Published November 9, 2016
In the manufacturing process, maintenance engineers are responsible for providing reliable assets in order to provide a reliable plant. Process engineers are engaged in providing procedures that effect optimum efficiencies in the production process. Here is a true MRO supply chain case study; names are changed to protect the guilty.
The Acme Half Ball Company [AFBC] maintains multiple production lines to produce parts for the national game of Half Ball, AKA Stick Ball. In pursuit of excellence, their process engineers [P.E.’s] became aware of a production deterrent and a profit drain caused by the unreliability of the MRO storeroom. In the process of developing a “change for the better” program, all of the plant disciplines that touched MRO had many and diverse ideas as to how their change would resolve the problem. Dissidence and sometimes acrimony erupted, and so, corporate procurement and the plant manager engaged a third party expert [3PMRO] to operate an MRO inventory management program on site and be responsible for providing reliability the plant required for the MRO supply chain.
KPI’s were established to measure the effectiveness of the third-party’s performance. These included inventory optimization, high fill rates, reduction in supply chain waste, price control measurement, and asset performance improvements among others.
Normally, asset reliability has to do with plant machinery utilized to produce the company’s product; however, personnel on production lines are assets, too, and represent opportunities for improvement. The 3PMRO company maintained a system of control that allowed them to see which departments were using what products in what quantities and values. There were two production lines [A & B] assembling the same products; the assembly process required that the assemblers wear gloves. 3PMRO noted that line A was consuming twice as many gloves as line B and determined that the glove requisitioned was inadequate; Line A used two pairs of gloves while line B just put up with it and used but one pair. 3PMRO brought in a glove expert who recommended a higher quality glove.
The original glove was $1.00/pair; 10,000 consumed for a total cost or $10,000/year. The new glove is now $1.25/pair; new consumption is 6,000 for a total cost of $7,500….A direct savings of $2,500 plus increased worker efficiency, comfort, and satisfaction.

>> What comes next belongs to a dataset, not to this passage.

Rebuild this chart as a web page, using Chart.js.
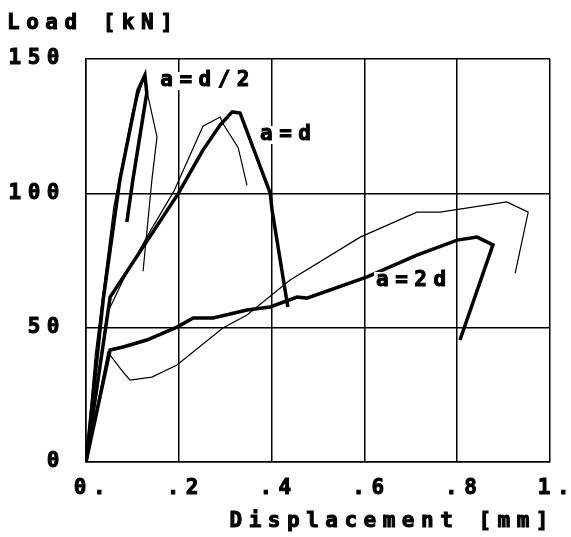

This is an excellent example of the values that can be realized by recognizing that plant personnel are, in fact, assets and represent opportunities for asset and supply chain management improvement [In this case a KPI requirement for the 3PMRO supplier].
A cautionary: There may be some plant personnel who will complain that the glove price is now 25% higher [“Look… 3PMRO’s prices are high!!…We used to pay $1.00 for gloves]. The answer is to delete the SKU number for the lesser glove and create a new SKU for the correct glove.
Total expenditure must be the determinate of value.